IS 23/04 – The interest limitation rules and short-stay accommodation
Timeframes for the interest limitation rules
From 1 April 2025 you can claim 100% of the interest you incur.
1 April 2024 to 31 March 2025
You can claim 80% of the interest you incurred. It does not matter when you got the property or drew down the loan.
Past years
For your 2022, 2023 and 2024 tax returns, when you borrowed the funds affects if you can claim interest deductions.
Use the tool at the bottom of this page to find out if the rules apply to your property.
Property types excluded from the rules
Main homes are generally not affected. You cannot claim interest for private use.
If the interest relates to income you earn in your main home, for example, you have flatmates or boarders, you can claim some interest against this income.
Other properties excluded from the rules are listed in Schedule 15 of the Income Tax Act 2007.
Entities excluded from the rules
The rules do not apply to most companies where their core business does not involve residential land. These are companies where residential property (including new builds) makes up less than half their total assets.
Close companies must apply the rules, even if their core business does not involve residential land.
Māori authorities or companies wholly owned by a Māori authority are exceptions to the close company rules.
Kāinga Ora and its subsidiaries are excluded because they provide emergency, transitional and social housing.
Exemptions from the rules
If the rules apply to your property, you may still be able to claim interest if you qualify for one of the following exemptions:
- Land business
- Property development
- New build land.
To claim interest, it must not be private in nature and the general deductibility rules must be met.
Renting out your holiday home
The rules apply to interest relating to residential property you rent out some of the time and use privately some of the time. This is the case with many holiday homes.
Tracing loans for both residential property and non-residential property
If you drew down a loan before 27 March 2021 and used that loan for residential property and non-residential property, you need to trace the loan and work out how much of it was for residential property.p;
The interest you incurred on the part of the loan used for residential property comes under the interest limitation rules. The interest limitation rules do not apply to money you borrow for non-residential property purposes.
Untraceable loans
If you cannot reasonably work out how much of the loan was for the residential property, you need to use the transitional rule that applied up until 31 March 2025.
Using the transitional rule
You can treat the loan as if you used it to acquire your business property first (based on the market value of that business property) and then apply the balance to the residential property.

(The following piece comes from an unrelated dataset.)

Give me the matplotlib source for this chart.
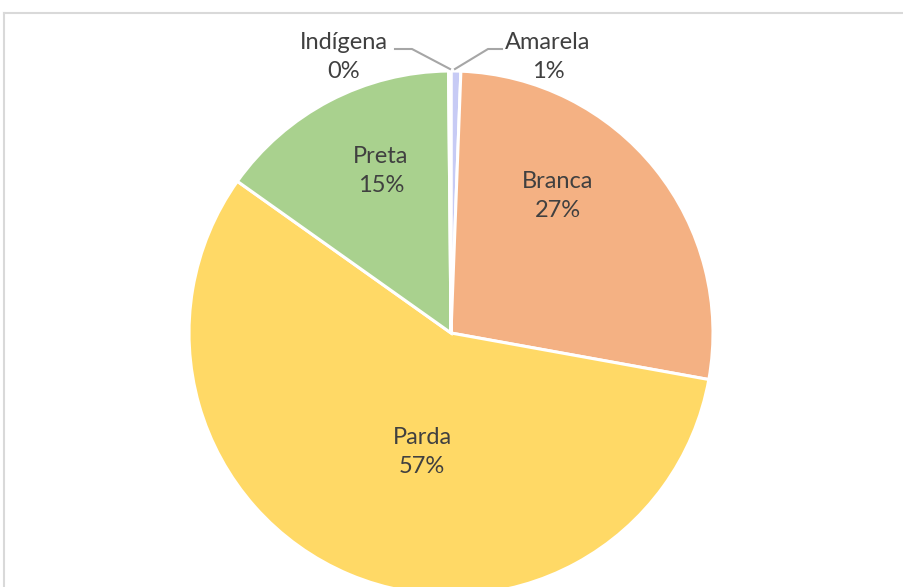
import numpy as np
import matplotlib.pyplot as plt
from matplotlib.lines import Line2D

categorias = ["Amarela", "Branca", "Parda", "Preta", "Indígena"]
valores = [0.6, 27.2, 56.9, 15.0, 0.15]
cores = ["#C7CBF5", "#F4B183", "#FFD966", "#A9D18E", "#D9D9D9"]

# posicoes dos rotulos (pixels da imagem, y para baixo)
pos_rotulos = [(548, 57), (558, 196), (422, 452), (381, 171), (344, 57)]
pontas_guia = [[(502, 49), (488, 49), (455, 69)], None, None, None,
               [(395, 49), (412, 49), (450, 69)]]

W, H = 904, 587
fig = plt.figure(figsize=(W / 100, H / 100), dpi=100)
ax = fig.add_axes([0, 0, 1, 1])

cx, cy, r = 451, H - 333, 262
ax.pie(valores, colors=cores, startangle=90, counterclock=False,
       center=(cx, cy), radius=r, frame=True,
       wedgeprops=dict(edgecolor="white", linewidth=2.2))
ax.set_xlim(0, W)
ax.set_ylim(0, H)
ax.set_aspect("equal")
ax.axis("off")

total = sum(valores)
for nome, v, (px, py), guia in zip(categorias, valores, pos_rotulos, pontas_guia):
    ax.text(px, H - py, f"{nome}\n{v / total * 100:.0f}%", ha="center", va="center",
            fontsize=17, family="Lato", color="#404040", linespacing=1.5)
    if guia:
        xs = [p[0] for p in guia]
        ys = [H - p[1] for p in guia]
        ax.plot(xs, ys, color="#A6A6A6", lw=1.5)

# moldura do grafico
fig.add_artist(Line2D([4.5 / W, 1], [1 - 12.5 / H] * 2, color="#D9D9D9", lw=1.5))
fig.add_artist(Line2D([4.5 / W] * 2, [0, 1 - 12.5 / H], color="#D9D9D9", lw=1.5))

fig.savefig("out.png", dpi=100)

If the balance of an untraceable loan on 26 March 2021:
- was less than the value of other income generating property you held — the interest limitation rules do not apply
- was more than the value of other income generating property you held, treat the excess as if you used it to acquire the residential property — the interest limitation rules apply.
When you make a repayment reducing the balance of a single loan used for both purposes, generally the repayments are treated as first going to the residential property loan until the balance reaches zero.
The transitional rule does not apply if the non-residential property you held on 26 March 2021 is sold, and the sale proceeds used to repay the loan.